A few years back, the television industry focused on bringing a new initiative to the masses called TV Everywhere. The plan was simple — more programming and channels on more devices, over the span of five years. But, although the revenue added to the services can be in the billions, the actual rollout has been slow to advance, mainly because many networks want as much control as possible, which can go against having TV in as many places as possible.
Time Warner and Comcast started the plan about three years ago, with the goal being to have channels available where consumers were, including on the Web and on mobile devices. Because there has been so much content streaming from the Web, in many different genres, cable felt it might be locked out because people could watch shows for free instead of paying a large cable bill.
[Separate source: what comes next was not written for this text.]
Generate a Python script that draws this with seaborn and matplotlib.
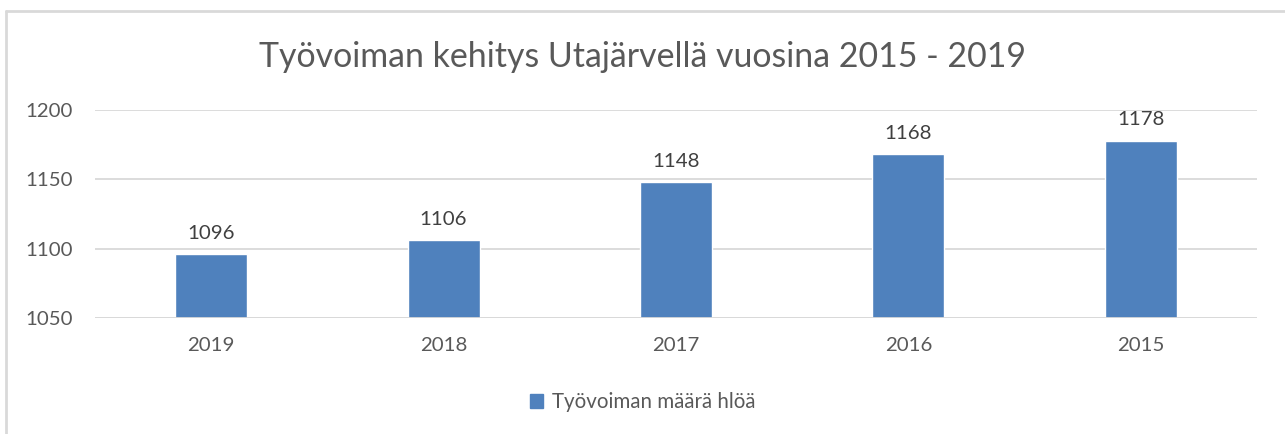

Companies such as Netflix and Hulu have made progress. They are targeting original content as part of their going-forward plan, but the presence of cable TV is a little slower to advance.
The problem is the cable companies must negotiate a separate contract for each individual channel, something that could take months to iron out. With consumers used to hundreds of channels to choose from, the fact that online and with mobile devices they have to choose from a slimmer 50 or 60 is not as appealing.
YouTube, Netflix, Hulu and others are now focused on original content, and the next few years will see hit shows happening off network. This has cable companies very worried. Just as subscriber numbers spiked when The Sorpranos came back on HBO, so would an alternate network or service once it created a hit show that did not start on broadcast.
Progress is being made, with success stories such as HBO Go offering subscribers a wealth of content online and also on tablets/phones. But the cable networks and operators have a long way to go before alternate streaming networks catch up with hit shows and compelling alternatives.